Of the 500 original MVCMA cottages, only 315 survive today. And they weren’t always painted in rainbow colors. In the early 1950s, when Blank was still a little girl living in her parent’s cottage, an artist arrived at the camp. She bought a cottage — and decided she wanted to paint it pink.

Photo: melissamn/Shutterstock

“We all gagged and called it the Pepto Bismol house,” recalls Blank.

But the pink house attracted visitors and kicked off a trend. More residents started painting their houses and tourists started flocking in.

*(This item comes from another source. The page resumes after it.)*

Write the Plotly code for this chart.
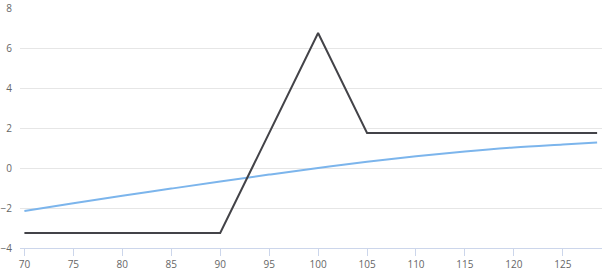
import plotly.graph_objects as go

# Payoff line (black)
payoff_x = [70, 90, 100, 105, 128.5]
payoff_y = [-3.25, -3.25, 6.75, 1.75, 1.75]

# Smooth curve (blue)
curve_x = [70, 75, 80, 85, 90, 95, 100, 105, 110, 115, 120, 125, 128.5]
curve_y = [-2.15, -1.76, -1.39, -1.03, -0.68, -0.33, 0.0, 0.31, 0.59, 0.83, 1.03, 1.18, 1.28]

x_ticks = [70, 75, 80, 85, 90, 95, 100, 105, 110, 115, 120, 125]
y_ticks = [-4, -2, 0, 2, 4, 6, 8]

fig = go.Figure()
fig.add_trace(go.Scatter(x=curve_x, y=curve_y, mode="lines",
                         line=dict(color="#7cb5ec", width=2, shape="spline"),
                         showlegend=False, hoverinfo="skip"))
fig.add_trace(go.Scatter(x=payoff_x, y=payoff_y, mode="lines",
                         line=dict(color="#434348", width=2),
                         showlegend=False, hoverinfo="skip"))

fig.update_layout(
    width=604, height=270,
    margin=dict(l=20, r=2, t=8, b=22),
    paper_bgcolor="white", plot_bgcolor="white",
    font=dict(family="Open Sans, sans-serif", size=10, color="#666666"),
    xaxis=dict(range=[69.55, 129.0], tickvals=x_ticks, showgrid=False,
               showline=True, linecolor="#ccd6eb", linewidth=1,
               ticks="outside", ticklen=7, tickcolor="#ccd6eb", tickwidth=1,
               zeroline=False, automargin=False,
               tickfont=dict(family="Open Sans, sans-serif", size=10, color="#666666")),
    yaxis=dict(range=[-4, 8], tickvals=y_ticks, showgrid=True,
               gridcolor="#e6e6e6", gridwidth=1, zeroline=False,
               showline=False, ticks="outside", ticklen=5,
               tickcolor="rgba(0,0,0,0)", automargin=False,
               tickfont=dict(family="Open Sans, sans-serif", size=10, color="#666666")),
)

fig.write_html("out.html")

Today, “You’d be massacred by half the people in the campground if you asked them to go back to original colors,” she says.

Around 100 of the cottages are occupied all year round. The vast majority of the permanent residents come from a religious background and live in cottages passed down through their families for generations. The current residents of the MVCMA are interconnected through deep bonds of friendship that span many generations, as much as religion. Blank recalls that her father, who visited the campground every summer, once brought his roommate, Anthony, with him one year. Anthony fell in love with her father’s close camp friend Eleanor, and the pair moved into the cottage her family owned, where their descendants still live today. Proximity tightens those bonds.

“People who live there can’t have the slightest qualm living cheek to jowl with their neighbors,” says Blank, noting that the dining room of her friend Peggy — who she has known essentially since birth — butts up against the bathroom of a neighbor. But the upside is that this community has survived and thrived through love and fellowship for 185 years.

“A couple summers ago I was sitting in the museum watching my grandkids,” she says. “We had a baby pool and there were 30 kids all playing in this little wading pool. They were all children of the camp meeting. That is what it’s all about.”